In the past few months there has been a series of decisions made by the DOE to regulate the private schools. Nonetheless, these decisions are not at all related with regulating the private schools nor linked with quality of education. Sometimes the DOE comes up with the weight of textbooks one student at each level should carry. Will it solve the problem? This immature decision is ludicrous. On one hand, the DOE through its DEO sends mandatory rules to implement the government approved textbooks and reference books, and, on the other, it fixes the ceiling of the same basing on weight. Does DOE know how many kilograms of textbooks it has prescribed to the schools? What about the weight of the books distributed to the students in each class? Is there any restriction it has made in the past, about the number of reference books one school should use? No there are none. Instead of making such an inappropriate decision the DOE should have asked the private schools to limit the number of reference books in each subject to one or two.
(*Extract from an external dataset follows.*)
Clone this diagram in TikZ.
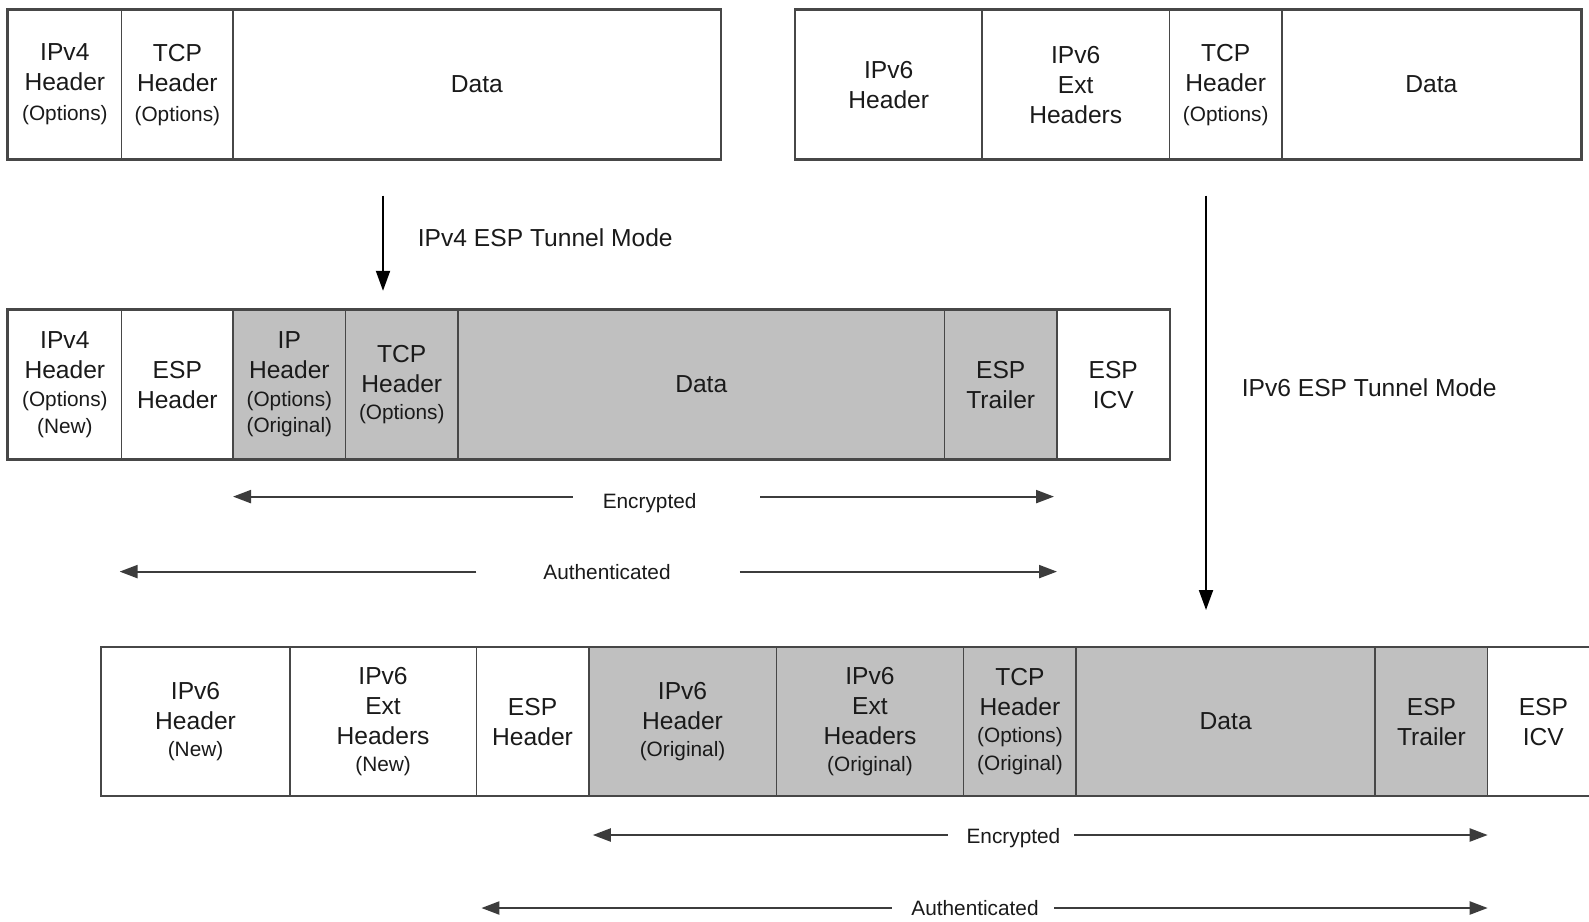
\documentclass[tikz,border=0pt]{standalone}
\usepackage{fontspec}
\setmainfont{Liberation Sans}
\usetikzlibrary{arrows.meta}
\definecolor{cellgray}{HTML}{C0C0C0}
\definecolor{ink}{HTML}{1A1A1A}
\definecolor{edge}{HTML}{474747}
\newcommand\sm[1]{{\fontsize{10.4}{13}\selectfont #1}}
\newcommand\pcell[7]{\node[cellbox, fill=#6, minimum width={(#3-#2)*0.5pt}, minimum height={(#5-#4)*0.5pt}] (#1) at ({(#2+#3)/2},{(#4+#5)/2}) {#7};}
\begin{document}
\begin{tikzpicture}[x=0.5pt, y=-0.5pt,
  cellbox/.style={draw=edge, line width=0.75pt, align=center, inner sep=0pt, text=ink, font=\fontsize{12.3}{15}\selectfont},
  outerbox/.style={draw=edge, line width=0.95pt},
  spanarrow/.style={draw=edge!85!black, line width=1.1pt, -{Triangle[length=9pt,width=6.5pt]}},
  downarrow/.style={draw=black, line width=1pt, -{Triangle[length=10pt,width=7pt]}},
  lbl/.style={text=ink, font=\fontsize{10.4}{13}\selectfont, inner sep=0pt},
  titlelbl/.style={text=ink, font=\fontsize{12.3}{15}\selectfont, inner sep=0pt, anchor=west}]
\clip (0,0) rectangle (1589,921);
\fill[white] (0,0) rectangle (1589,921);
% Row 1 left
\pcell{r1a}{8.1}{121.6}{10.1}{159.1}{white}{IPv4\\Header\\\sm{(Options)}}
\pcell{r1b}{121.6}{233.1}{10.1}{159.1}{white}{TCP\\Header\\\sm{(Options)}}
\pcell{r1c}{233.1}{720.5}{10.1}{159.1}{white}{Data}
\draw[outerbox] (r1a.north west) rectangle (r1c.south east);
% Row 1 right
\pcell{r1d}{795.5}{982}{10.1}{159.1}{white}{IPv6\\Header}
\pcell{r1e}{982}{1169.5}{10.1}{159.1}{white}{IPv6\\Ext\\Headers}
\pcell{r1f}{1169.5}{1281.9}{10.1}{159.1}{white}{TCP\\Header\\\sm{(Options)}}
\pcell{r1g}{1281.9}{1580.9}{10.1}{159.1}{white}{Data}
\draw[outerbox] (r1d.north west) rectangle (r1g.south east);
% Row 2
\pcell{r2a}{8.1}{121.6}{310.1}{459.1}{white}{IPv4\\Header\\[-1pt]\sm{(Options)}\\[-1.5pt]\sm{(New)}}
\pcell{r2b}{121.6}{233.1}{310.1}{459.1}{white}{ESP\\Header}
\pcell{r2c}{233.1}{345.6}{310.1}{459.1}{cellgray}{IP\\Header\\[-1pt]\sm{(Options)}\\[-2pt]\sm{(Original)}}
\pcell{r2d}{345.6}{458}{310.1}{459.1}{cellgray}{TCP\\Header\\[-1.5pt]\sm{(Options)}}
\pcell{r2e}{458}{944.5}{310.1}{459.1}{cellgray}{Data}
\pcell{r2f}{944.5}{1057}{310.1}{459.1}{cellgray}{ESP\\Trailer}
\pcell{r2g}{1057}{1169.5}{310.1}{459.1}{white}{ESP\\ICV}
\draw[outerbox] (r2a.north west) rectangle (r2g.south east);
% Row 3
\pcell{r3a}{101.3}{289.8}{647.6}{795.5}{white}{IPv6\\Header\\[-1.5pt]\sm{(New)}}
\pcell{r3b}{289.8}{476.3}{647.6}{795.5}{white}{IPv6\\Ext\\Headers\\[-1.5pt]\sm{(New)}}
\pcell{r3c}{476.3}{588.8}{647.6}{795.5}{white}{ESP\\Header}
\pcell{r3d}{588.8}{776.3}{647.6}{795.5}{cellgray}{IPv6\\Header\\[-1.5pt]\sm{(Original)}}
\pcell{r3e}{776.3}{963.7}{647.6}{795.5}{cellgray}{IPv6\\Ext\\Headers\\[-1.5pt]\sm{(Original)}}
\pcell{r3f}{963.7}{1076.2}{647.6}{795.5}{cellgray}{TCP\\Header\\[-1.5pt]\sm{(Options)}\\[-1pt]\sm{(Original)}}
\pcell{r3g}{1076.2}{1375.2}{647.6}{795.5}{cellgray}{Data}
\pcell{r3h}{1375.2}{1487.7}{647.6}{795.5}{cellgray}{ESP\\Trailer}
\pcell{r3i}{1487.7}{1599}{647.6}{795.5}{white}{ESP\\ICV}
\draw[outerbox] (r3a.north west) rectangle (r3i.south east);
% Tunnel mode arrows
\coordinate (a1s) at (383,195.6);
\coordinate (a1e) at (383,290.8);
\draw[downarrow] (a1s) -- (a1e);
\node[titlelbl] (t1) at (417.5,238) {IPv4 ESP Tunnel Mode};
\coordinate (a2s) at (1206,195.6);
\coordinate (a2e) at (1206,610);
\draw[downarrow] (a2s) -- (a2e);
\node[titlelbl] (t2) at (1241.4,388) {IPv6 ESP Tunnel Mode};
% Encrypted / Authenticated (IPv4)
\node[lbl] (enc1) at (649.6,503) {Encrypted};
\coordinate (enc1l) at (572.6,496.6); \coordinate (enc1a) at (233,496.6);
\coordinate (enc1r) at (760,496.6);   \coordinate (enc1b) at (1054,496.6);
\draw[spanarrow] (enc1l) -- (enc1a);
\draw[spanarrow] (enc1r) -- (enc1b);
\node[lbl] (aut1) at (607,571.6) {Authenticated};
\coordinate (aut1l) at (476.3,571.6); \coordinate (aut1a) at (119.6,571.6);
\coordinate (aut1r) at (739.8,571.6); \coordinate (aut1b) at (1057,571.6);
\draw[spanarrow] (aut1l) -- (aut1a);
\draw[spanarrow] (aut1r) -- (aut1b);
% Encrypted / Authenticated (IPv6)
\node[lbl] (enc2) at (1013.4,838) {Encrypted};
\coordinate (enc2l) at (947.5,835);  \coordinate (enc2a) at (592.8,835);
\coordinate (enc2r) at (1074.2,835); \coordinate (enc2b) at (1487.7,835);
\draw[spanarrow] (enc2l) -- (enc2a);
\draw[spanarrow] (enc2r) -- (enc2b);
\node[lbl] (aut2) at (975,908) {Authenticated};
\coordinate (aut2l) at (891.8,908); \coordinate (aut2a) at (481.4,908);
\coordinate (aut2r) at (1054,908);  \coordinate (aut2b) at (1487.7,908);
\draw[spanarrow] (aut2l) -- (aut2a);
\draw[spanarrow] (aut2r) -- (aut2b);
\end{tikzpicture}
\end{document}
One of the recommendations of the High Level Task Force on Education in 2001 was like that.
Another decision of the DOE about the dress code is similar. Do the officials at DOE think that the principals of the private schools are unethically practicing the dress code? Trusting the founder principal to run healthy academic institutions on one side and dictating them to follow the dress code on the other contradict. No principal is in favor of making their school glamorous. If, by chance, there are any; it is the weakness of the monitoring system of the DOE itself.
Regulating is not dictating; it is facilitating. In other words, the DOE should play roles of making the provision of inclusion of private schools in the mainstream mechanism. The duty of the DOE does not end by only providing approval to establish them. Children, whether they study in public schools or the private ones, are children from Nepal. All of them need protection through safe environment, health care, hygienic food, and quality education. Similarly, the teachers working in private schools deserve equal attention, from the DOE, as their counterparts in public schools are receiving. Only through the competent human resources the DOE can ask for quality in education. Has it ever focused any public workshop especially for private schools? Has it discussed the issues of private school teachers in any forum? Has it given any heed to the welfare issues of children studying at private schools? It must be a shame for them when the traffic police initiate this by monitoring the school buses sometimes. Thanks to the traffic police who has made private school principals alert about the safety matter of the children.
What does DOE do then? It has been wrapped with several problems of public schools for decades not being able to solve any. Eighty percent of its activities have been linked with the donors. It spends half of the year trying to keep the donors in good humor. It remains busy in collecting or creating quantitative information as much as possible to show its progress. Highly depending upon the DEO in 75 districts it seldom monitors them. It does not even have a scientific EMIS in school and district level. That is the reason why it is sending school budgets based on fake data sent by them. One can see such anomalies in the Nepali media these days. In the absence of monitoring, many districts have provided approval to unlimited numbers of private schools that outnumbered the public ones. Similarly, the DOE does not even know how many schools have been merged, closed or are not functional due to few number of students.
Talking about the number of private schools the DOE publishes one figure and PABSON gives a figure of more than eighty percent of that figure. Which is true? If PABSON is true then there must be about half of the private schools running without government permission. If DOE is true, there is not much to trust depending upon the mushrooming numbers of private schools. Who is to decide this? It is a pity that the DOE does not even know the number of schools and teachers working in it. Thus, it is highly suggested that DOE should transform itself as a facilitator of private schools rather than spending time on technical matters like weight of textbooks and dress code. Let it be done by the private schools themselves with an in-built monitoring mechanism by the DOE.